The "substitution" notion needs to be located in the broader context of living standards. The CPI is all about maintaining living standards; upward adjustments are made each year so people’s living standards will not decline. This obvious assumption is now obscured in the haste to use reductions in pension and wage payments in order to reduce the federal budget deficit.
Once this is understood, the "substitution" argument is transparently ideological. Substitutions that reduce living standards are rarely, in fact, equivalent to previously purchased goods and services. Renting a video and staying confined to the house, instead of a night out, is clearly one case: Boskin should consult his wife on whether a video of the opera is the same as a visit to the San Francisco Opera House.
Substituting fatty hamburger for lean meat; buying canned vegetables instead of fresh; these are signs of downward mobility. The assumption that they are "reasonable alternatives" is actually based on another unstated premise, that declining living standards are acceptable for lower-income wage, salaried and retired workers.
The political-class nature of the suggested "technical adjustment" in the CPI is part of a more general attack. The strategy of the Clinton Presidency and the Republican Congress is to turn the highly political issue of reducing Social Security payments into a "technical" problem to be resolved by an "independent commission" of experts or Labor Department statisticians.
In fact, their conclusions are based on ideological assumptions or political directives. As the New York Times states, "the politicians of both parties want technicians to make it [CPI] a more accurate [sic] barometer of the cost of living so they can avoid blame for trimming benefits and raising taxes."
The assumption of the politicians is that "accurate" means "lowering." The second part of the sentence undercuts the first: The intention is to look for a "technical" ideological gloss for moving ahead on the bi-partisan attack on social programs, particularly Social Security. Not surprisingly, Boskin’s doctrine led him to pro<->pose a one-third cut in the rate of adjustment for 1996 (a 1.1 percentage points reduction from 3.3%).
Substitutionism is really about downward mobility – declining living standards. The issue should be dealt with by adopting an opposite perspective: elaborating policies to increase the CPI. The proposal to reduce the adjustment, on the other hand, leads to a new spiral in which low-income pensioners "substitute" downward, while the Boskins of the world have new opportunities to secure lucrative upwardly-adjusted consulting fees to participate in new commissions that call for new reductions.

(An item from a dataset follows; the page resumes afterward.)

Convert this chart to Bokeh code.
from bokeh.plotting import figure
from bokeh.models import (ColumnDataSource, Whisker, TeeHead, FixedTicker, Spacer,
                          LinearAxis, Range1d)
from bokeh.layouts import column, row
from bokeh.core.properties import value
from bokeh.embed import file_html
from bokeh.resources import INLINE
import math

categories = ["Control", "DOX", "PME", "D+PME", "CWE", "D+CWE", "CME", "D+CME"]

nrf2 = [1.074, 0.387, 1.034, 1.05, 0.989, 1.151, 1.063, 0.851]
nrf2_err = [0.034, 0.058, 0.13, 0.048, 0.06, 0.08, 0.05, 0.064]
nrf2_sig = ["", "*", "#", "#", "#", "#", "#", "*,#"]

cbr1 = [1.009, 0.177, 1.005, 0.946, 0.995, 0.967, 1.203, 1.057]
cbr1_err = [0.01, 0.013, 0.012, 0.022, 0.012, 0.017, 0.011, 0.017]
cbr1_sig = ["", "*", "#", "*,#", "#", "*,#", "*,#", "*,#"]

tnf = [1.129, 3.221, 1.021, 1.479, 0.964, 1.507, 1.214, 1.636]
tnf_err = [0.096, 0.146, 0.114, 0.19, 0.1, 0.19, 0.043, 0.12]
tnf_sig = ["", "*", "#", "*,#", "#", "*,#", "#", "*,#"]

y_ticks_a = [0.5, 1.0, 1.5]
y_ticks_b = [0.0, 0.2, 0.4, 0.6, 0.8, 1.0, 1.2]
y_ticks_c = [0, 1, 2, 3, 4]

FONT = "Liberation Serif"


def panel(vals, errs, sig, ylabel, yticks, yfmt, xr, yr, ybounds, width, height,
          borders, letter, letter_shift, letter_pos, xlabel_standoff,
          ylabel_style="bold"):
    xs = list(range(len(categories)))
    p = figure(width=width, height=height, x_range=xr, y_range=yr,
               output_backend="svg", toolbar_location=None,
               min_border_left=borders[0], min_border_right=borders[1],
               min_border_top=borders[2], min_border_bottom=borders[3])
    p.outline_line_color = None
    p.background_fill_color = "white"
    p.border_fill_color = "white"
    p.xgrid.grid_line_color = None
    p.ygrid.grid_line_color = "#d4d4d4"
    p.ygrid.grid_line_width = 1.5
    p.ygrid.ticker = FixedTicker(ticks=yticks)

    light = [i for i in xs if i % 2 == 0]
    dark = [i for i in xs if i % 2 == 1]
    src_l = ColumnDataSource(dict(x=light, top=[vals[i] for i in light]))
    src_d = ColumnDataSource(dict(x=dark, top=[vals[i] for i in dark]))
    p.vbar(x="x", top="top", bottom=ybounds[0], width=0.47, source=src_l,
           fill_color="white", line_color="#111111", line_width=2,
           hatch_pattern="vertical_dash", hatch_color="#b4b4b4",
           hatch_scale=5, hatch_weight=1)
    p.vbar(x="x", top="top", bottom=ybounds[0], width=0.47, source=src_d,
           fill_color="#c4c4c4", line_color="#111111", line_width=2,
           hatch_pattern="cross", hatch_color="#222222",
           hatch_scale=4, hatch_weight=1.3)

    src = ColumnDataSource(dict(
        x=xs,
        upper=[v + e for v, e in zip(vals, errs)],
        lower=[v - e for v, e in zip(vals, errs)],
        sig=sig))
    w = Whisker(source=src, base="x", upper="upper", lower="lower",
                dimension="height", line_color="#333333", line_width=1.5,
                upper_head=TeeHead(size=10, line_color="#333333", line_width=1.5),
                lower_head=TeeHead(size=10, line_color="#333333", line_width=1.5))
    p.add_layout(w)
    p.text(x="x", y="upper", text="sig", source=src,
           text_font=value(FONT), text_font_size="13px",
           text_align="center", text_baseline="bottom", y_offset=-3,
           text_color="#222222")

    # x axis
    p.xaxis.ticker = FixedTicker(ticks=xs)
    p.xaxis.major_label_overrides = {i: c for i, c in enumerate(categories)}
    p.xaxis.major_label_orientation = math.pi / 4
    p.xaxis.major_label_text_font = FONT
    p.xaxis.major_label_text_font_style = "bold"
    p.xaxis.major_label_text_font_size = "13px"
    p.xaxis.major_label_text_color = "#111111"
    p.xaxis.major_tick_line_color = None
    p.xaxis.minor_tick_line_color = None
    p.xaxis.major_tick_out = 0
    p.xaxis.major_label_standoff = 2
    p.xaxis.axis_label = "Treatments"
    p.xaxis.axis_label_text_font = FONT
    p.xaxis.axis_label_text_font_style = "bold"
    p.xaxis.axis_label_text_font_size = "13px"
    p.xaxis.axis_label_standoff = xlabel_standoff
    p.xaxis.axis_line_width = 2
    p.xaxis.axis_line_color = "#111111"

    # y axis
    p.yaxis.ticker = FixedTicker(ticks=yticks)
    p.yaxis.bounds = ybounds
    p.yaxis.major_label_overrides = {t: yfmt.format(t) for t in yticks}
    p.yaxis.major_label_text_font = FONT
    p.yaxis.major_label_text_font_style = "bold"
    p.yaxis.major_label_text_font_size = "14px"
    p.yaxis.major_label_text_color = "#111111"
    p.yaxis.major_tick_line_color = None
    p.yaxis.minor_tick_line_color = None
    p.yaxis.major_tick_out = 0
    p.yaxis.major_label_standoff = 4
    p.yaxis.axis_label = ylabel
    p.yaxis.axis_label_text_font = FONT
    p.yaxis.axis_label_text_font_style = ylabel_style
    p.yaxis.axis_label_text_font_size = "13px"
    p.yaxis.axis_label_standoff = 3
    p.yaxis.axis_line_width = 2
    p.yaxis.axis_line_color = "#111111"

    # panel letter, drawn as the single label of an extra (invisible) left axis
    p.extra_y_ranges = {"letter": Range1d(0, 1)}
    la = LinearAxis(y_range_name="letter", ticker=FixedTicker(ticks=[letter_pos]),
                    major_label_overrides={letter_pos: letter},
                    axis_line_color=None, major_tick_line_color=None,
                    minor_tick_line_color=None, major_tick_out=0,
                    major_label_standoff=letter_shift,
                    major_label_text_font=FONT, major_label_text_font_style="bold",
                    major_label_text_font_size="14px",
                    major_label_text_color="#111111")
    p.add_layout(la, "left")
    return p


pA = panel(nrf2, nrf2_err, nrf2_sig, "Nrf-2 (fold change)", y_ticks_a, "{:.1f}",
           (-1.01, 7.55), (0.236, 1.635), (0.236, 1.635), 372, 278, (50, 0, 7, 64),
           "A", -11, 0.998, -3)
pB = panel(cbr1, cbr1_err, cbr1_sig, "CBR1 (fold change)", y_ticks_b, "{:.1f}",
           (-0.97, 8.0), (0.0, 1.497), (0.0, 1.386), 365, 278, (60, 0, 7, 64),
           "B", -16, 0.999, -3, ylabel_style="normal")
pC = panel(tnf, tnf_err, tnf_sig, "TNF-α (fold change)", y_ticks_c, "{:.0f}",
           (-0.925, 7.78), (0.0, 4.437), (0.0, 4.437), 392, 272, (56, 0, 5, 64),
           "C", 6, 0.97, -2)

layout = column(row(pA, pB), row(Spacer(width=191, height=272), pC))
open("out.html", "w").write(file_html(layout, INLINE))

That road leads toward elimination of the CPI and ultimately Social Security itself, in which case the aged can substitute the soup kitchens of the Salvation Army, the homeless shelters and the emergency wards.
The larger issue is not a technical, but a political one: passing the costs of meeting corporate economic agendas onto the backs of retirees and workers. In the United States, the reduction of social expenditures has been deeper than in other advanced capitalist countries, in large part because of the atrophy of the trade unions and other social movements and the absence of a political party representing working people’s interests.
Up through the Reagan administration, the Social Security system was thought to be impregnable, an institution that even the most rancid reactionary would desist from attacking for fear of electoral retribution. The fact that this has changed signals an open season on all social programs.